Al parecer, todos los días son iguales: me despierta la alarma, pido cinco minutos más, me baño, me arreglo, desayuno y me dirijo al trabajo; aquel lugar que también parece el mismo de siempre, abro la puerta, paso, saludo, dejo mis cosas y llega el momento de iniciar un día más.
Sin embargo, ningún día es igual, tal vez la gente sea la misma pero las circunstancias siempre cambian, cada persona atendida tiene una historia que contar y necesita ser escuchada, solo eso, tener un oído atento que le reconforte, saber que puede contar conmigo para poder platicar de todo, desde la rutina diaria hasta la filosofía de vida; no importa qué edad tengan mis pacientes, todos y cada uno de ellos acude con la esperanza de que les ayude con su dolor físico y emocional, con el simple hecho de escuchar lo que sale de sus bocas.

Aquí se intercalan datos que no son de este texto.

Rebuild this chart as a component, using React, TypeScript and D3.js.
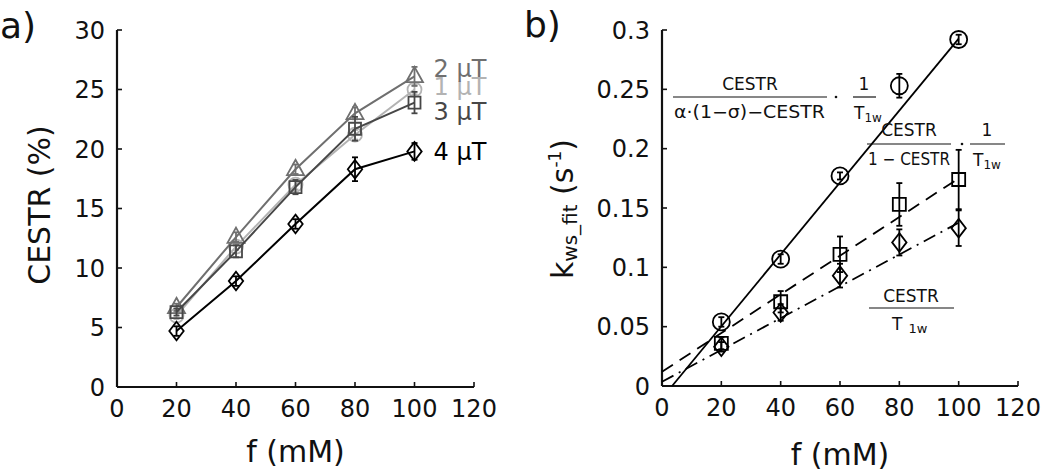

Y ahí estoy, incondicional a ellos, sin juzgarlos ni reprimirlos, solo dejándolos ser, porque todos sabemos que esa hora a la semana o cada tercer día es única y exclusivamente de y para ellos, y aquí entre nos, también para mí.
No importa su ocupación, pasatiempo o género, cada hora tengo la valiosa oportunidad de explorar una historia de vida diferente, llena de risas, lágrimas, abrazos, besos, buenos deseos y sobre todo mucho amor y gratitud.
Así es como he podido darme el lujo de leer un buen libro, disfrutar una película, visitar alguna exposición temporal en mi ciudad, conocer lugares nuevos, degustar comidas de diferentes partes del mundo, deleitarme con una excelente obra de teatro, viajar y comparar experiencias de vida. Todo eso y más, gracias a esas personas, tan lejanas pero tan familiares a mí.
Aunque sin saberlo, al estar ahí, esos pacientes, también están cumpliendo una misión hacia mi persona, me ayudan con mi propia sanación espiritual. Las palabras, combinadas con el contacto físico de unas manos sanadoras, lograrán cambios profundos no solo en ellos, sino también en mí.
Pasan las horas y en ocasiones, ni tiempo me da de tomar un descanso, ya ni siquiera miro el reloj porque ya sé quién llega a tiempo a su consulta y quién siempre llegará tarde o aquel paciente que cambiará su cita en el último minuto culpando al trabajo, el tráfico, un problema personal o incluso, un olvido inconsciente. No importa que pasen estas cosas, sé con certeza que regresarán tarde o temprano.
Y llega la hora de cerrar el turno, habrá que acomodar el espacio para el siguiente día, para que todo se vea, en apariencia, exactamente igual a todos los días, así que me despido de este espacio físico que guarda tantas memorias, palabras e historias de vida. Si estas paredes hablaran, nunca terminarían de escribir libros.
Me preparo para salir, le echo un último vistazo corroborando que todo esté en orden, apago las luces y cierro las puertas. No puedo evitar que una sonrisa se dibuje en mi rostro; en realidad ha sido un gran día, lleno de aprendizajes.
Llego a casa, cansada, con dolor de espalda, mis pies me imploran que me recueste, tengo hambre y sueño; así que me preparo para cenar algo ligero y caer rendida en mi cama que me espera con los brazos abiertos, lista para terminar un día más, no sin antes agradecer todo lo que significa sembrar una pequeña semilla en alguien que ahora, ya no es un desconocido para mí.
Así que esta aparente rutina me ha permitido ser parte de la historia de miles de personas durante las dos últimas décadas de mi vida profesional, podría considerarse que soy de las pocas personas afortunadas a las que les apasiona su trabajo y que, además.. ¡Me pagan por hacerlo!